The Honolulu City Council is kicking around a proposal to create a new city agency with armed rangers to enforce laws in city parks.
That may sound nice and reasonable, but we already have armed police officers who can do the same thing. The problem is that they too often don’t bother.
Cops have a tough job, with lots of competing priorities. That’s real clear. But it’s also clear that many of our parks are a real mess, and that they’re not receiving the attention they need.
It seems like authorities are stuck playing a never-ending game of “Whac-a-Mole,” in which they rotate around the island conducting sweeps of out-of-control messes. First they issue warnings, then they return and maintenance crews dismantle illegal tents and haul off piles of junk left behind. And then the squatters and druggies and other homeless park denizens come right back and start the cycle all over again, knowing that it will be a long time before another sweep.
What’s missing is routine, consistent enforcement. If it was illegal to erect a tent in a park yesterday, it’s illegal today too. And everyone knows it.
Creating a whole new bureaucracy to enforce laws in public parks seems like a very wasteful exercise in redundancy. Police can already enforce the laws. CAN, but too often DON’T.
If they need more resources, or more encouragement or direction, that should be provided.
The newspaper had an editorial today basically making the very point that the park ranger proposal would be expensive and redundant. The editorial also correctly pointed out that there are plenty of problems associated with homelessness that armed park rangers would not be able to solve.
Unfortunately, the paper also repeated the canard that “The last point-in-time count showed the homeless population dropping on all islands except Oahu, where it rose by 0.4 percent.”
The problem, of course, is that aside from being a very rough estimate, the people reflected by that percentage include the total number of homeless people counted on Oahu, which includes those living in shelters and other forms of temporary housing.
The more pertinent numbers reflect those who remain unsheltered — camping in parks, sprawled across sidewalks, shitting in doorways, etc.
The number of unsheltered homeless people on Oahu increased from 2,173 to 2,324, according to Table 3 on page 15 of the brief report that accompanied the release of the numbers.
The problems are a lot worse that some are making them out to be.
The editorial did correctly state that homeless people “have the same right to be in public areas as anyone else.” Absolutely right.
But squatters, druggies, and other homeless people also have no greater right to public areas than anyone else.
They have no right to occupy public parks with illegal tents, stolen shopping carts, and piles of bike parts that are either stolen or illegally retrieved from curbsides where they were placed for rubbish collection.
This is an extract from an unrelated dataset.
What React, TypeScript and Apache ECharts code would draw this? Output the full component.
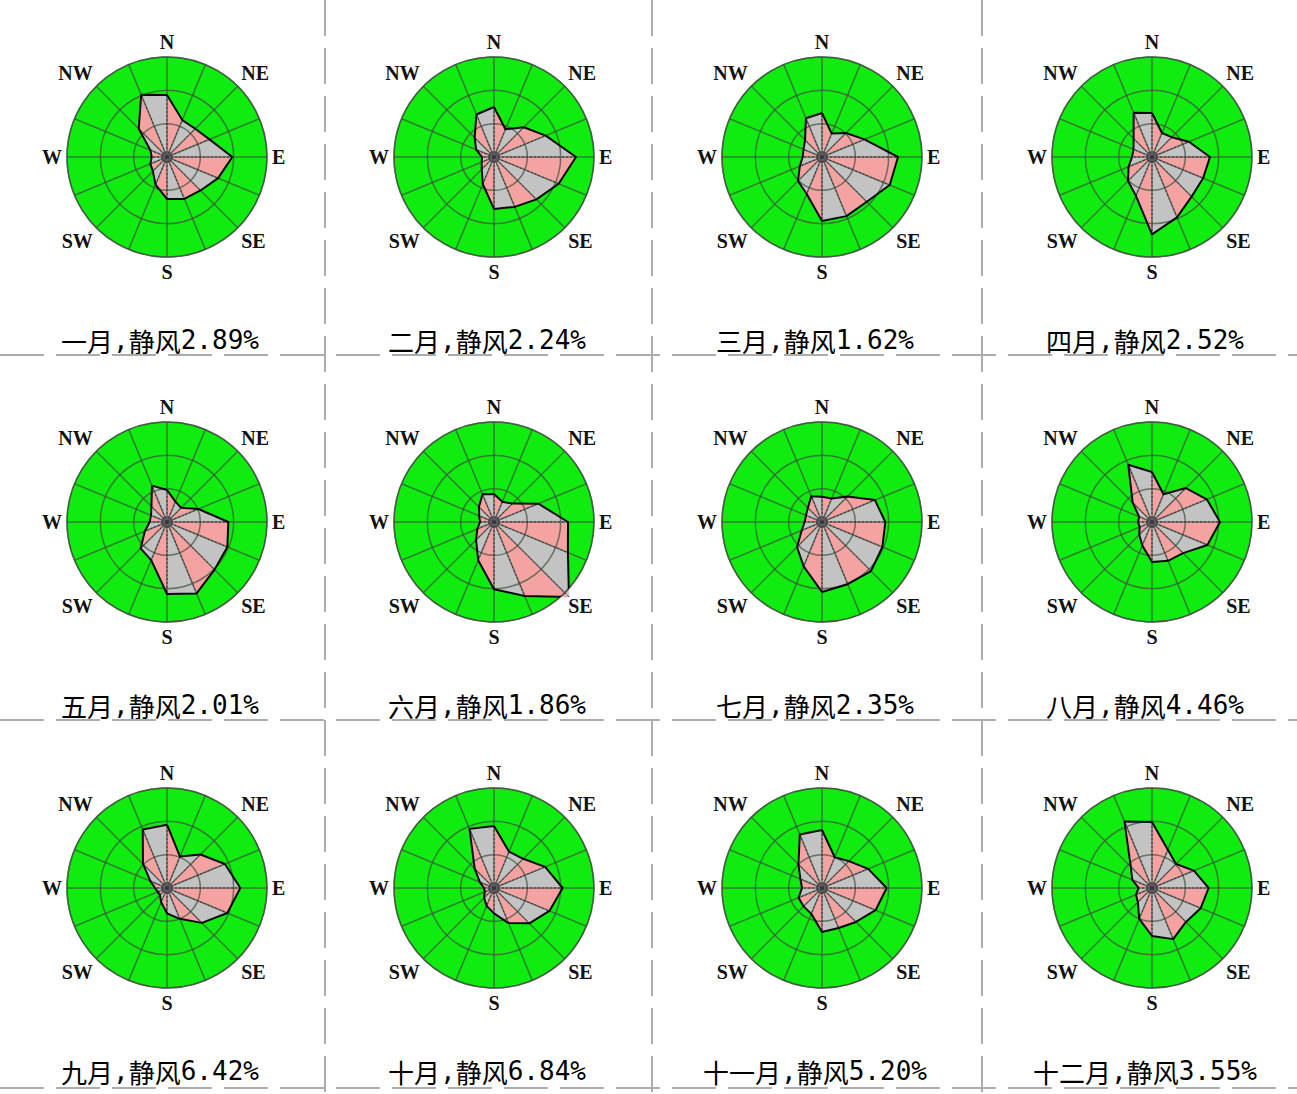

They have no right to remain in parks after they are closed to the public at night. They have no right to shit anywhere they please. They have no right to engage in illegal drug and prostitution activities, surround themselves with dangerous and unleashed dogs, or to wreck or monopolize public restrooms.
The enforcement of laws in our parks and public spaces is not by itself a solution to homelessness, by any stretch of the imagination. But enforcement must be part of the solution by discouraging, rather than facilitating, the kind of bad lifestyle choices and squalor that’s been allowed to fester in our parks for so long, to the detriment of so many other park users — who are much more likely to be paying the bills for those parks.
We need to invest in comprehensive solutions for homeless people who need and will accept help. That certainly includes investing in low-cost housing.
But we also need to stop playing games and coddling the surly druggies and losers who wreck our public spaces and don’t give a shit about anyone else.
And it’s high time to stop making excuses and kicking that can down the road.